Data released by comScore about mobile phone sales in December showed that trends from earlier in the year continued. Sales of Samsung handsets bested all of its rivals in the US with a market share of 24.8%, up 1.3 absolute points from September. Motorola’s hope of returning to the top tier began to vanish as its share dropped 1.7 points to 18.4%. Research In Motion (NASDAQ: RIMM) held its own with nearly 9% of the market.
The operating system statistics didn’t show much change either. Google’s (NASDAQ: GOOG) Android kept up its remarkable rise, with increased share of 7.3 points to 37.3%. Apple (NASDAQ: AAPL) has reason for concern. It operating system growth is stalled at 25%. This is hard to explain as sales of Apple iPhones surge. The only plausible explanation for this is that many companies use Android and most of them have posted increased sales. That makes a factor of many against one. Apple’s advantage for now, however, is that consumers want its phones and access to products in its App Store, which has more than 200,000 titles. The Android store is much more sparse. Android is free open source software which is popular among handset companies. Whether consumers will remain enamored of it remains to be seen.
Near the bottom of the OS list is Microsoft (NASDAQ: MSFT), which try as it might, cannot move up the chain. Its share is barely 9%, but that is unexpectedly high for software which is supposed to have almost no adopters.

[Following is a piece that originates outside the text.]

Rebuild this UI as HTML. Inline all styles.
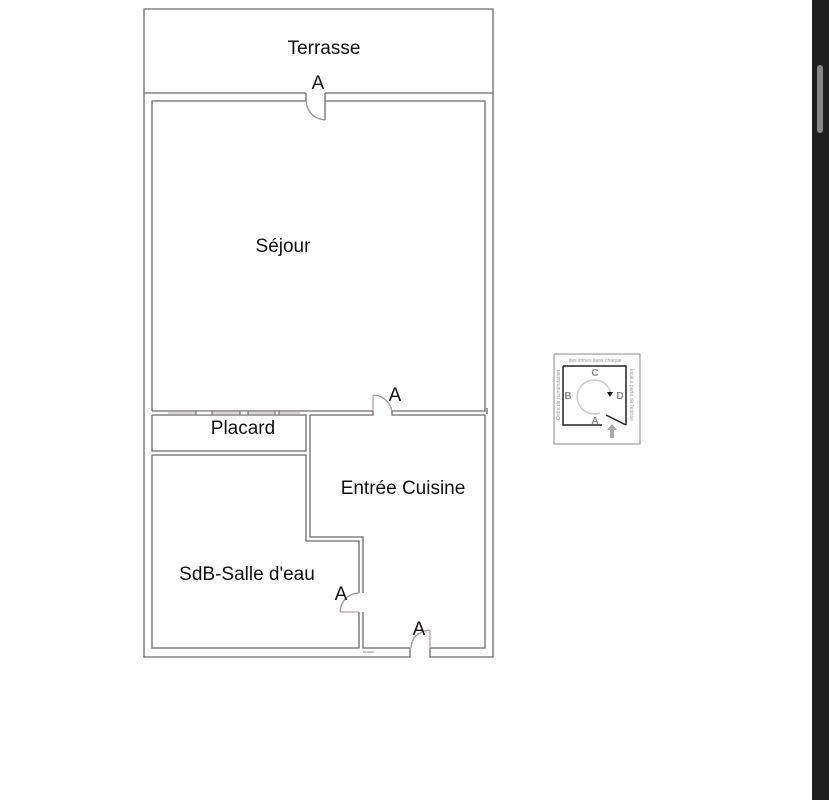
<!DOCTYPE html>
<html><head><meta charset="utf-8"><style>
html,body{margin:0;padding:0;background:#fff;width:829px;height:800px;overflow:hidden}
svg{position:absolute;left:0;top:0}
text{font-family:"Liberation Sans",sans-serif;fill:#111}
</style></head><body>
<svg width="829" height="800" viewBox="0 0 829 800">
<g stroke="#6a6a6a" stroke-width="1.3" fill="none">
<polyline points="144,93 144,9 493,9 493,93"/>
<polyline points="306,93 144,93 144,657 410,657 410,648"/>
<polyline points="325,93 493,93 493,657 430,657 430,648"/>
<polyline points="306,101 152,101 152,411"/>
<polyline points="325,101 485,101 485,411 392,411"/>
<polyline points="373,411 152,411"/>
<line x1="306" y1="93" x2="306" y2="101"/>
<line x1="325" y1="93" x2="325" y2="120"/>
<polyline points="152,415 306,415 306,451 152,451 152,415"/>
<polyline points="310,415 373,415 373,411"/>
<polyline points="392,411 392,415 485,415 485,648 430,648"/>
<polyline points="152,455 306,455 306,541 359,541 359,593"/>
<polyline points="359,612 359,648 152,648 152,455"/>
<polyline points="310,415 310,537 363,537 363,593"/>
<polyline points="363,612 363,648 410,648"/>
<path d="M306,101 Q308,118 325,120" stroke="#999"/>
<path d="M373,395 Q388,396 392,411" stroke="#999"/>
<line x1="373" y1="395" x2="373" y2="411" stroke="#c99"/>
<path d="M359,593 Q342,594 340,612" stroke="#999"/>
<line x1="340" y1="612" x2="359" y2="612" stroke="#c99"/>
<path d="M430,630 Q412,632 411,648" stroke="#999"/>
<line x1="430" y1="630" x2="430" y2="648" stroke="#c99"/>
<line x1="363" y1="652" x2="374" y2="652" stroke="#aaa"/>
<line x1="487" y1="408" x2="487" y2="414"/>
</g>
<rect x="153" y="412" width="152" height="2" fill="#fff"/>
<line x1="168" y1="413" x2="300" y2="413" stroke="#c9a0a0" stroke-width="1"/>
<g stroke="#666" stroke-width="1" fill="#fff">
<rect x="196" y="411" width="16" height="4"/>
<rect x="240" y="411" width="8" height="4"/>
<rect x="275" y="411" width="4" height="4"/>
</g>
<text x="324" y="54" font-size="19" text-anchor="middle">Terrasse</text>
<text x="318" y="89" font-size="19" text-anchor="middle">A</text>
<text x="283" y="252" font-size="19" text-anchor="middle">Séjour</text>
<text x="395" y="401" font-size="19" text-anchor="middle">A</text>
<text x="243" y="434" font-size="19" text-anchor="middle">Placard</text>
<text x="403" y="494" font-size="19" text-anchor="middle">Entrée Cuisine</text>
<text x="247" y="580" font-size="19" text-anchor="middle">SdB-Salle d'eau</text>
<text x="341" y="600" font-size="19" text-anchor="middle">A</text>
<text x="419" y="635" font-size="19" text-anchor="middle">A</text>
<rect x="554" y="354" width="86" height="90" fill="#fff" stroke="#888" stroke-width="1"/>
<polyline points="563,366 563,425 602,425" fill="none" stroke="#222" stroke-width="1.5"/>
<polyline points="563,366 626,366 626,425" fill="none" stroke="#222" stroke-width="1.5"/>
<line x1="606" y1="415" x2="626" y2="425" stroke="#222" stroke-width="1.5"/>
<path d="M600,413 A17,17 0 1,1 611,394" fill="none" stroke="#ccc" stroke-width="1.5"/>
<polygon points="607,392 613,392 610,397" fill="#111"/>
<text x="595" y="376" font-size="10" text-anchor="middle" style="fill:#888;font-weight:bold">C</text>
<text x="568" y="399" font-size="10" text-anchor="middle" style="fill:#888;font-weight:bold">B</text>
<text x="620" y="399" font-size="10" text-anchor="middle" style="fill:#888;font-weight:bold">D</text>
<text x="595" y="424" font-size="10" text-anchor="middle" style="fill:#888;font-weight:bold">A</text>
<text x="595" y="362" font-size="5" text-anchor="middle" style="fill:#999">des zones dans chaque</text>
<text x="0" y="0" font-size="5" text-anchor="middle" style="fill:#999" transform="translate(560,395) rotate(-90)">Ordre de numérotation</text>
<text x="0" y="0" font-size="5" text-anchor="middle" style="fill:#999" transform="translate(630,395) rotate(90)">local à partir de l'entrée</text>
<rect x="610" y="428" width="4" height="10" fill="#aaa"/>
<polygon points="607,430 617,430 612,424" fill="#aaa"/>
<rect x="812" y="0" width="17" height="800" fill="#1e1e1e"/>
<rect x="817" y="65" width="6" height="68" rx="3" fill="#888"/>
</svg>
</body></html>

Windows 7 mobile and its predecessors are still in the hunt.
It is a complete coincidence that troubled handset market leader Nokia (NYSE: NOK) has about the same market share as the Microsoft software–7%. Nokia’s presence in the US market has been consistently eclipsed by Samsung, LG, and RIMM. The two weak companies, Microsoft and Nokia, which have tremendous financial and R&D resources, may still gain customers in the US. That would require Nokia to build a viable smartphone and Microsoft to marry it to Windows . Microsoft would also have to put the hundreds of millions of dollars behind product management and marketing which would be required to add substantially to Nokia’s customer base.
Nokia and Microsoft have been accused of having no imagination. Analysts claim that their products are not “consumer friendly.” But desperation and money may go a long way to reverse that. Access to huge pools of capital is still important in the smartphone business and that is one thing which Microsoft and Nokia have in their arsenals.